On Thursday, February 2, 2023 at 11:56:55 AM UTC-6, Stephen Fuld wrote:
> On 2/2/2023 9:26 AM, Thomas Koenig wrote:
> > Thomas Koenig <
tko...@netcologne.de> schrieb:
> >
> >> Also, VVM faithfully reproduces a special ordering at the loop,
> >> the one that it was written in. This is obviously ideal for
> >> languages which write out explicit loops, like C, but does not
> >> offer improvment for languages (like Fortran :-) which operate
> >> more on vectors or arrays.
> >
> > Actually, that should read
> >
> > "does not offer additional improvement". Having VVM for Fortran would
> > already speed up a lot of code.
<
> I get what you are saying, but I am not sure it is true. Specifically,
> while the CPU can do only one add at a time (due to the dependency),
> so it doesn't offer the advantage of operating on multiple elements
> simultaneously, as it does on non loop carried dependency loops.
<
If we are talking about the following loop (snatched from above)::
<
void add (const int *a, int *b, int *c, int n)
{
for (int i=0; i<n; i++)
a[i] = b[i] + c[i];
}
<
The only thing preventing performing 2-4-8 adds, at the same time,
is whether (or not) a[] actually aliases b[] or c[]. If/when there is no
aliasing, this can be performed as wide as the implementation has
resources. If aliasing is actually taking place then one is limited by
the actual data-flow.
<
Note: That in the case above::
<
add( a, a, @a[37]);
<
Does not perform and ACTUAL aliasing up to execution widths of
32 per cycle (8 per cycle FP due to latency).
>
> But it may be, and Mitch is the expert here, that the other advantages
> of VVM, specifically, the large "prefill" buffers (I'm sorry, I forget
> what they are officially called) offer an advantage over pure scaler code.
<
Consider that a processor is comprised of many function units, each
having a characteristic latency:: integer is 1 cycle, LDs are 3, STs are 1
cycle, FP is 4 cycles. Now consider that there is 1 FU of each kind and
that the LOOP instruction executes in 1 cycle. Finally consider that the
underlying machine is 1-wide and in-order (classic 1st generation RISC).
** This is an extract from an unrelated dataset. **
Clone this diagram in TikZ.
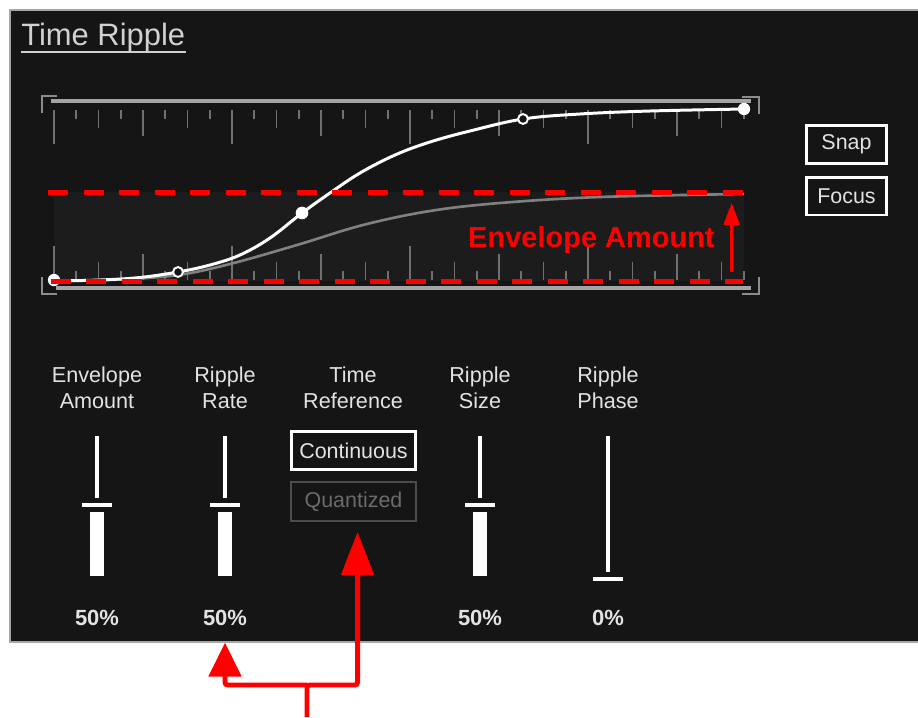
\documentclass[tikz,border=0pt]{standalone}
\usepackage{fontspec}
\setmainfont{Liberation Sans}
\usetikzlibrary{arrows.meta,positioning,calc}
\definecolor{panel}{HTML}{151515}
\definecolor{band}{HTML}{1C1C1C}
\definecolor{railc}{HTML}{A4A4A4}
\definecolor{tickc}{HTML}{707070}
\definecolor{hot}{HTML}{FF0000}
\definecolor{soft}{HTML}{E2E2E2}

\begin{document}
\begin{tikzpicture}[x=0.02cm,y=-0.02cm,
    lbl/.style={text=soft, align=center, inner sep=0pt, font=\fontsize{12.3}{14.8}\selectfont},
    pct/.style={text=soft, anchor=base, inner sep=0pt, font=\bfseries\fontsize{12.5}{14.8}\selectfont},
    btn/.style={draw=white, line width=1.7pt, text=soft, inner sep=0pt, font=\fontsize{12.2}{14}\selectfont},
    tickln/.style={tickc, line width=1.1pt},
    railln/.style={railc, line width=2.1pt},
    brk/.style={white!55!black, line width=1.1pt},
    hotdash/.style={hot, line width=2.7pt, dash pattern=on 11.4pt off 8.8pt},
    hotarr/.style={hot, line width=2.8pt, rounded corners=1.5pt},
    knob/.style={white, line width=2.3pt}]

	\useasboundingbox (0,0) rectangle (918,717);
	\fill[white] (0,0) rectangle (918,717);
	\draw[gray!70, line width=0.6pt, fill=panel] (10,10) rectangle (919,642);

	% title
	\node[anchor=base west, inner sep=0pt, text=white!82!black, font=\fontsize{17.6}{20}\selectfont] (title) at (21,45) {Time Ripple};
	\draw[white!82!black, line width=1.1pt] (title.south west) -- (title.south east);

	% envelope editor
	\fill[band] (54,192) rectangle (744,281);
	\foreach \k in {0,...,31}{
		\pgfmathsetmacro{\tx}{54+22.25*\k}
		\pgfmathsetmacro{\tl}{mod(\k,8)==0 ? 34 : (mod(\k,4)==0 ? 26 : (mod(\k,2)==0 ? 18 : 9))}
		\draw[tickln] (\tx,110) -- ++(0,\tl);
		\draw[tickln] (\tx,280) -- ++(0,-\tl);
	}
	\draw[railln] (51,101) -- (751,101);
	\draw[railln] (56,288) -- (751,288);
	\draw[brk] (57,96) -- (41.7,96) -- (41.7,113);
	\draw[brk] (41.7,277) -- (41.7,294) -- (57,294);
	\draw[brk] (741.7,96.7) -- (758.7,96.7) -- (758.7,114);
	\draw[brk] (758.7,277) -- (758.7,294) -- (741.7,294);

	\draw[white!50!black, line width=1.5pt] plot[smooth, tension=0.6] coordinates {(54,281) (120,279.5) (178,275) (230,264) (297,245) (363,225) (430,211) (500,203) (600,197) (744,194)};
	\draw[white, line width=1.7pt] plot[smooth, tension=0.6] coordinates {(54,281) (100,280) (140,277.5) (178,272) (210,265) (240,255) (270,238) (302,213) (330,193) (360,173) (395,155) (430,142) (470,131) (523,119) (580,114) (650,111) (744,109)};
	\fill[white] (54,280) circle[radius=3.5pt];
	\fill[white] (302,213) circle[radius=3.6pt];
	\fill[white] (744,109) circle[radius=3.5pt];
	\draw[white, line width=1.1pt, fill=panel] (178,272) circle[radius=2.8pt];
	\draw[white, line width=1.1pt, fill=panel] (523,119) circle[radius=2.8pt];

	\draw[hotdash] (48.3,192.7) -- (743,192.7);
	\draw[hotdash] (50.7,281.3) -- (743,281.3);
	\coordinate (ampLo) at (731.7,272);
	\coordinate (ampHi) at (731.7,203);
	\draw[hot, line width=1.7pt, -{Triangle[length=12.5pt,width=9.1pt]}] (ampLo) -- (ampHi);
	\node[anchor=base east, inner sep=0pt, text=hot, font=\bfseries\fontsize{16.5}{18}\selectfont] (ampLbl) at (715,247) {Envelope Amount};

	\node[btn, minimum width=1.6cm, minimum height=0.76cm] (snap) at (846.5,144.5) {Snap};
	\node[btn, minimum width=1.6cm, minimum height=0.76cm] (focus) at (846.5,196) {Focus};

	% sliders
	\foreach \sx/\sn/\stext in {97/env/{Envelope\\Amount}, 225/rate/{Ripple\\Rate}, 480/size/{Ripple\\Size}}{
		\node[lbl, anchor=north] (lbl-\sn) at (\sx,366) {\stext};
		\draw[white, line width=1.9pt] (\sx,436) -- (\sx,498);
		\draw[knob] (\sx-15,505) -- (\sx+15,505);
		\fill[white] (\sx-7,512) rectangle (\sx+7,576);
		\node[pct] (pct-\sn) at (\sx,625) {50\%};
	}
	\node[lbl, anchor=north] (lbl-phase) at (608,366) {Ripple\\Phase};
	\draw[white, line width=1.9pt] (608,436) -- (608,572);
	\draw[knob] (593,579) -- (623,579);
	\node[pct] (pct-phase) at (608,625) {0\%};

	\node[lbl, anchor=north] (lbl-tref) at (353,366) {Time\\Reference};
	\node[btn, minimum width=2.48cm, minimum height=0.76cm] (cont) at (353.5,450.5) {Continuous};
	\node[btn, draw=white!30!black, line width=1.1pt, text=white!42!black, minimum width=2.5cm, minimum height=0.78cm] (quant) at (353.5,501.5) {Quantized};

	% callout arrows
	\coordinate (src) at (307,717);
	\coordinate (fork) at (307,685);
	\draw[hotarr, -{Triangle[length=19.3pt,width=18.2pt]}, shorten >=9.7pt] (fork) -| (pct-rate);
	\draw[hotarr, -{Triangle[length=24.5pt,width=18.2pt]}, shorten >=5.7pt] (src) -- (fork) -| ([xshift=2.3pt]quant.south);

\end{tikzpicture}
\end{document}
Cache width is 128-bits--not 1st generation RISC, but suitable for mis-
aligned DoubleWord access at full speed.
>
Here, loops are bound by the number of times a FU is used within the
loop. DAXPY, which has 2 LDs, 1 ST, 1 FMAC, per iteration. LDs and STs
are being performed 128-bits per access, or 2 Iterations per access.
<
On my 1-wide in order machine, we are reading 128-bits per for the
2 LDs, and writing 128-bits for the ST every 3 (2*)cycles, so with a
single FMAC unit we can perform 2 LDs, 1 FMAC, 1 ST and the equi-
valent of 1×(ADD-CMP-BLT) every 3 cycles (7 instructions in 3 cycles
= 2+1/3 I/C). 2.3 IPC is not bad for a 1-wide machine being about
3.5× the performance of the scalar code all by itself.
<
(*) The nature of cache lines having 1 tag and 4 quadword columns
enables the 2 LDs and the ST to both be performed in 2 cycles since
the cache line is 4 accesses wide and we need 3 tag accesses every
4 cycles. {This may require an additional QuadWord of buffering for
STs.} In order to do this, the column being stored cannot be a column
being read by either of the 2 LDs. 7 effective instructions in 2 cycles
is 3.5 IPC and 5× what scalar code could perform.
<
Also note: The C (or Fortran) source has manually unrolled this loop 4
times. This just multiplies the number of instructions in the loop by
4 while leaving a single LOOP instruction for iteration control.
<
> BTW, whether you call what VVM does for this loop "vectorizing" is, I
> think a matter of ones definition of vectorizing, specifically whether
> the definition must include operating on more than one element
> simultaneously or not.
>
In the same way a CARY-like vector machine does not need fetch
bandwidth while its vector instructions ae being performed, a VVM
implementation does not need the Fetch-Parse-Decode stages of
the pipeline to be active while the loop is being performed.